UBC English Professor Siân Echard talks all things Tolkien as The Hobbit: The Desolation of Smaug set to hit theatres Dec. 13
More than seven decades after it was first published, J.R.R. Tolkien’s The Hobbit has been transformed for the big screen by Hollywood heavyweight Peter Jackson, the same director who turned Tolkien’s Lord of the Rings trilogy into an Oscar-winning box office sensation.
The Hobbit: The Desolation of Smaug, which had a budget of more than $500 million, is the second instalment of a three-part series and is set to hit theatres on Dec 13. UBC English professor Siân Echard, talks about The Hobbit, its origins and the fantasy world of Tolkien.

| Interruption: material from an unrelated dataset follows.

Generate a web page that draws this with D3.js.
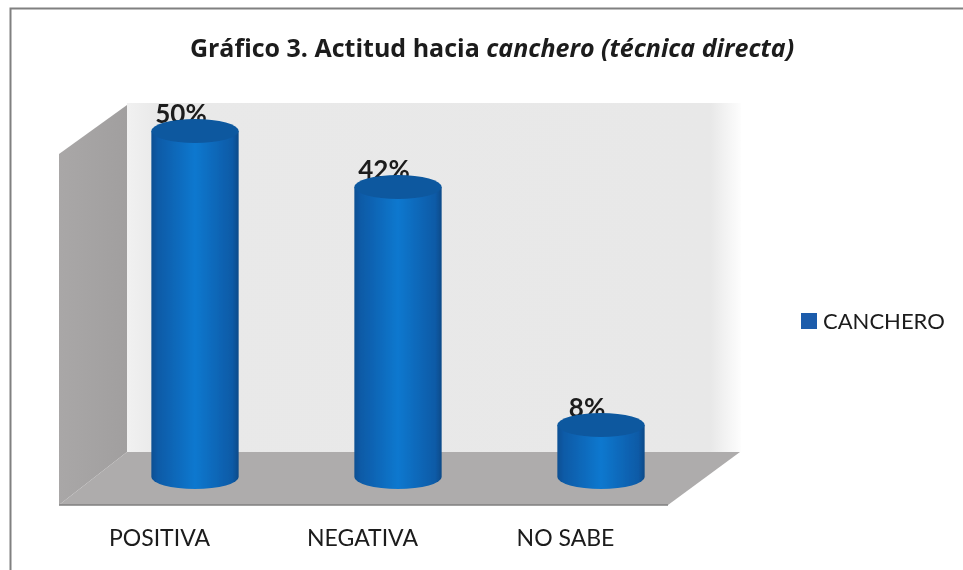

How well does the novel translate onto the big screen?
A lot of people will say that Peter Jackson’s films get the mode wrong. The argument there is that the grandiose elements of the first movie are inappropriate for a children’s book, and that they’re not present in the novel. That’s not quite right. Near the very end of The Hobbit, the novel’s tone shifts and it starts to sound like The Lord of the Rings. You could say that Peter Jackson has retroactively applied that tone from the last bit of the book to the film adaptation.
How does Jackson’s film treatment differ from the novel?
A lot of what Jackson does with the story is finding the Hollywood appeal. Legolas, who does not appear in the book version of The Hobbit, appears in the movies and is also given a love interest. A lot of the changes that have been made are shifting the story from one genre to another. Even if Tolkien were alive and didn’t like the films, that would not necessarily mean they were bad movies. Stephen King, for example, isn’t fond of Stanley Kubrick’s adaptation of The Shining, but that’s a great movie.
Why has Tolkien’s work had such long-lasting appeal?
We’re drawn to these stories because they focus on an everyman – a small, ordinary figure – who turns out to be central in the struggle between good and evil; it’s not the great powers who determine the future of a world teetering on the brink, but someone we can identify with. The story is formulaic, but formulas often work because they’re comforting.